Friday, October 21, 2011

This Week in Bank Failures

Newly bailed-out European banking giant Dexia is more insolvent than we thought. About €1.5 billion of its capital since 2006 has been the result of money lent by the bank to two of its largest stockholders, who used the loans to buy stock in the bank. This is not considered a proper banking practice and has long been illegal almost everywhere. In effect, the bank was borrowing money from itself. This was legal at the time in Belgium but the phantom capital caused concern for regulators and is still a problem today as regulators try to keep Dexia afloat.

Austerity budgets may be on the way for the rest of Europe as the European Union tries to work out a solution to the sovereign debt problem that doesn’t lead to the collapse of any more banks.

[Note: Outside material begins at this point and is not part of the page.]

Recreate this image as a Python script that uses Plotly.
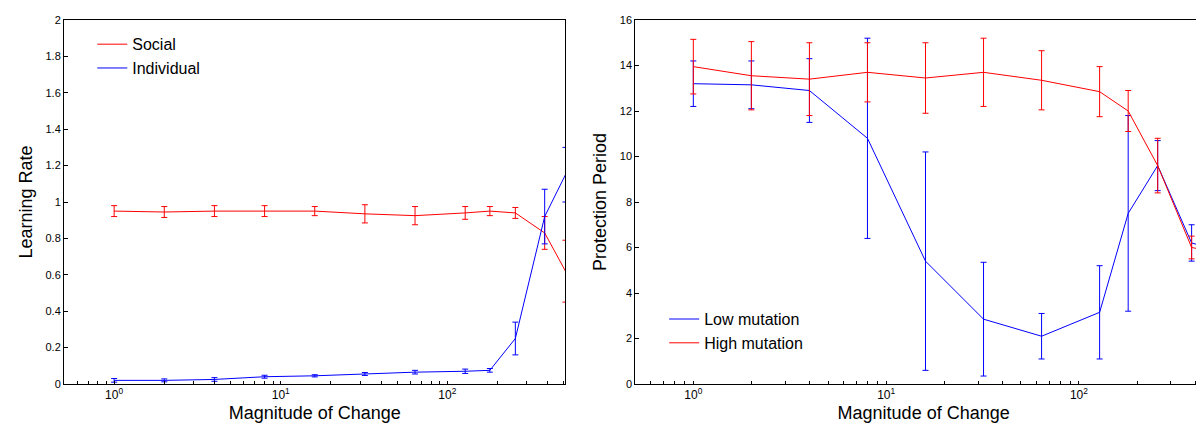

Complicating matters are rumblings that more than a few of Europe’s banking giants are in poor financial condition and may become insolvent even without any loan defaults from member nations.

Occupy Wall Street may already be diminishing the credibility of Wall Street banks, or maybe it is just that the banks’ financial reports are as clear as mud this time around. Either way, the news media and investors weren’t willing to take this week’s quarterly reports at face value, with one news writer describing them with the phrase “funky accounting.” Banks, of course, have used funky accounting for years, but I have never seen the world dismiss Wall Street’s earnings reports in quite this way.

It is a few weeks into the quarter and the time when banks traditionally issue their earnings reports. Reports that look sickly can lead to bank closings in the coming weeks.

It is not only small banks that are failing. Tonight saw the failure of Community Banks of Colorado, with 37 locations in Colorado and 4 in California, $1.33 billion in deposits, and just $50 million more than that in assets. Kansas City-based Bank Midwest is assuming the deposits and purchasing the assets. Bank Midwest’s holding company, which was formed two years ago specifically to acquire troubled and failed banks, already has a presence in Colorado, and that will become much larger with this new acquisition. The holding company is considering setting up its headquarters in Denver.

The failed bank has been operating under a regulatory order only since February, when the Fed determined that its capital was running out. The bank explained its problems as the result of a decline in resort real estate in Colorado.

Three $200 million banks also failed tonight, two in Georgia and one in Florida.

Old Harbor Bank had seven branches along Florida’s Gulf Coast north of St. Petersburg. It was ordered to raise capital last year, and tried to arrange a deal to be bought out. Deposits and assets are being transferred to Boca Raton-based 1st United Bank.

Two banks failed in the greater Atlanta area. Decatur First Bank had five branches clustered around Decatur, Georgia, east of Atlanta. Deposits and assets are being transferred to Atlanta-based Fidelity Bank.

Community Capital Bank had two branches in towns south of Atlanta. State Bank & Trust, which amassed a fortune in new capital to acquire failed Georgia banks, is acquiring the deposits and assets. This is State Bank & Trust’s seventh such acquisition in the Atlanta area.